__Material provided__.
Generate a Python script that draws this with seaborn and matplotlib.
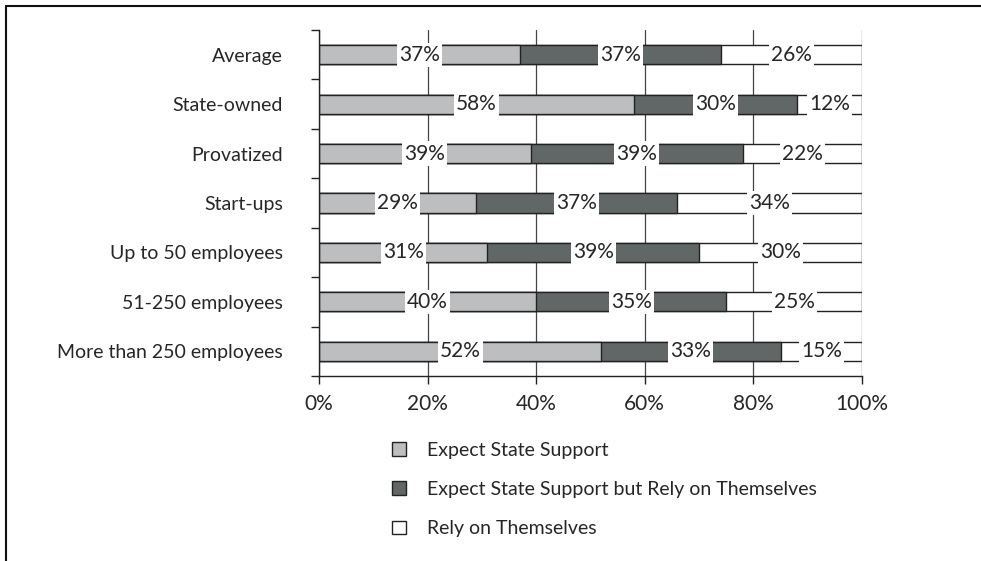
import numpy as np
import pandas as pd
import seaborn as sns
import matplotlib.pyplot as plt
from matplotlib.lines import Line2D
from matplotlib.patches import Patch

categories = ["Average", "State-owned", "Provatized", "Start-ups",
              "Up to 50 employees", "51-250 employees", "More than 250 employees"]
expect_support = [37, 58, 39, 29, 31, 40, 52]
expect_but_rely = [37, 30, 39, 37, 39, 35, 33]
rely_themselves = [26, 12, 22, 34, 30, 25, 15]

series_names = ["Expect State Support",
                "Expect State Support but Rely on Themselves",
                "Rely on Themselves"]
colors = ["#bdbec0", "#616766", "#ffffff"]

df = pd.DataFrame({"category": categories,
                   "s1": expect_support, "s2": expect_but_rely, "s3": rely_themselves})
df["c1"] = df["s1"]
df["c2"] = df["s1"] + df["s2"]
df["c3"] = df["c2"] + df["s3"]

sns.set_style("white")
plt.rcParams["font.family"] = ["Lato", "DejaVu Sans"]
plt.rcParams["font.size"] = 14

fig = plt.figure(figsize=(9.81, 5.61), dpi=100)
ax = fig.add_axes([0.3252, 0.3298, 0.5535, 0.6167])

ax.grid(axis="x", color="#444444", linewidth=0.9)
ax.set_axisbelow(True)

# stacked by overlaying cumulative totals, widest first
for col, c in zip(["c3", "c2", "c1"], colors[::-1]):
    sns.barplot(data=df, x=col, y="category", orient="h", color=c,
                edgecolor="#222222", linewidth=1.0, width=0.39,
                saturation=1, ax=ax, zorder=2)

# segment labels with white boxes
for i, row in df.iterrows():
    starts = [0, row["c1"], row["c2"]]
    vals = [row["s1"], row["s2"], row["s3"]]
    for st, v in zip(starts, vals):
        ax.text(st + v / 2, i, f"{v}%", ha="center", va="center",
                fontsize=15, zorder=4,
                bbox=dict(boxstyle="square,pad=0.1", fc="white", ec="none"))

ax.set_xlim(0, 100)
ax.set_ylim(len(categories) - 0.5, -0.5)
ax.set_xticks(range(0, 101, 20))
ax.set_xticklabels([f"{t}%" for t in range(0, 101, 20)])
ax.set_yticks(range(len(categories)))
ax.set_yticklabels(categories)
ax.set_yticks(np.arange(-0.5, len(categories), 1), minor=True)
ax.tick_params(axis="y", which="major", length=0, pad=26, labelsize=14)
ax.tick_params(axis="y", which="minor", length=6, width=1, color="#222222", direction="out", left=True)
ax.tick_params(axis="x", length=6, width=1, color="#222222", direction="out", bottom=True,
               labelsize=15, pad=7)
ax.set_xlabel("")
ax.set_ylabel("")
for s in ["top", "right"]:
    ax.spines[s].set_visible(False)
for s in ["left", "bottom"]:
    ax.spines[s].set_color("#222222")
    ax.spines[s].set_linewidth(1.0)

handles = [Patch(facecolor=c, edgecolor="#222222", linewidth=1.0) for c in colors]
fig.legend(handles, series_names, loc="upper left", bbox_to_anchor=(0.382, 0.244),
           frameon=False, fontsize=14, handlelength=0.7, handleheight=0.7,
           handletextpad=1.1, labelspacing=1.15)

# frame lines along top and left edge
fig.add_artist(Line2D([0.006, 1.0], [0.989, 0.989], color="#111111", linewidth=1.5))
fig.add_artist(Line2D([0.006, 0.006], [0.0, 0.989], color="#111111", linewidth=1.5))

fig.savefig("out.png", dpi=100)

__Exercise description__.
The pictures should not be reproduced; quote all of the other material exactly.

__Task solution__.
Generate a Python script that draws this with seaborn and matplotlib.
import numpy as np
import pandas as pd
import seaborn as sns
import matplotlib.pyplot as plt
from matplotlib.lines import Line2D
from matplotlib.patches import Patch

categories = ["Average", "State-owned", "Provatized", "Start-ups",
              "Up to 50 employees", "51-250 employees", "More than 250 employees"]
expect_support = [37, 58, 39, 29, 31, 40, 52]
expect_but_rely = [37, 30, 39, 37, 39, 35, 33]
rely_themselves = [26, 12, 22, 34, 30, 25, 15]

series_names = ["Expect State Support",
                "Expect State Support but Rely on Themselves",
                "Rely on Themselves"]
colors = ["#bdbec0", "#616766", "#ffffff"]

df = pd.DataFrame({"category": categories,
                   "s1": expect_support, "s2": expect_but_rely, "s3": rely_themselves})
df["c1"] = df["s1"]
df["c2"] = df["s1"] + df["s2"]
df["c3"] = df["c2"] + df["s3"]

sns.set_style("white")
plt.rcParams["font.family"] = ["Lato", "DejaVu Sans"]
plt.rcParams["font.size"] = 14

fig = plt.figure(figsize=(9.81, 5.61), dpi=100)
ax = fig.add_axes([0.3252, 0.3298, 0.5535, 0.6167])

ax.grid(axis="x", color="#444444", linewidth=0.9)
ax.set_axisbelow(True)

# stacked by overlaying cumulative totals, widest first
for col, c in zip(["c3", "c2", "c1"], colors[::-1]):
    sns.barplot(data=df, x=col, y="category", orient="h", color=c,
                edgecolor="#222222", linewidth=1.0, width=0.39,
                saturation=1, ax=ax, zorder=2)

# segment labels with white boxes
for i, row in df.iterrows():
    starts = [0, row["c1"], row["c2"]]
    vals = [row["s1"], row["s2"], row["s3"]]
    for st, v in zip(starts, vals):
        ax.text(st + v / 2, i, f"{v}%", ha="center", va="center",
                fontsize=15, zorder=4,
                bbox=dict(boxstyle="square,pad=0.1", fc="white", ec="none"))

ax.set_xlim(0, 100)
ax.set_ylim(len(categories) - 0.5, -0.5)
ax.set_xticks(range(0, 101, 20))
ax.set_xticklabels([f"{t}%" for t in range(0, 101, 20)])
ax.set_yticks(range(len(categories)))
ax.set_yticklabels(categories)
ax.set_yticks(np.arange(-0.5, len(categories), 1), minor=True)
ax.tick_params(axis="y", which="major", length=0, pad=26, labelsize=14)
ax.tick_params(axis="y", which="minor", length=6, width=1, color="#222222", direction="out", left=True)
ax.tick_params(axis="x", length=6, width=1, color="#222222", direction="out", bottom=True,
               labelsize=15, pad=7)
ax.set_xlabel("")
ax.set_ylabel("")
for s in ["top", "right"]:
    ax.spines[s].set_visible(False)
for s in ["left", "bottom"]:
    ax.spines[s].set_color("#222222")
    ax.spines[s].set_linewidth(1.0)

handles = [Patch(facecolor=c, edgecolor="#222222", linewidth=1.0) for c in colors]
fig.legend(handles, series_names, loc="upper left", bbox_to_anchor=(0.382, 0.244),
           frameon=False, fontsize=14, handlelength=0.7, handleheight=0.7,
           handletextpad=1.1, labelspacing=1.15)

# frame lines along top and left edge
fig.add_artist(Line2D([0.006, 1.0], [0.989, 0.989], color="#111111", linewidth=1.5))
fig.add_artist(Line2D([0.006, 0.006], [0.0, 0.989], color="#111111", linewidth=1.5))

fig.savefig("out.png", dpi=100)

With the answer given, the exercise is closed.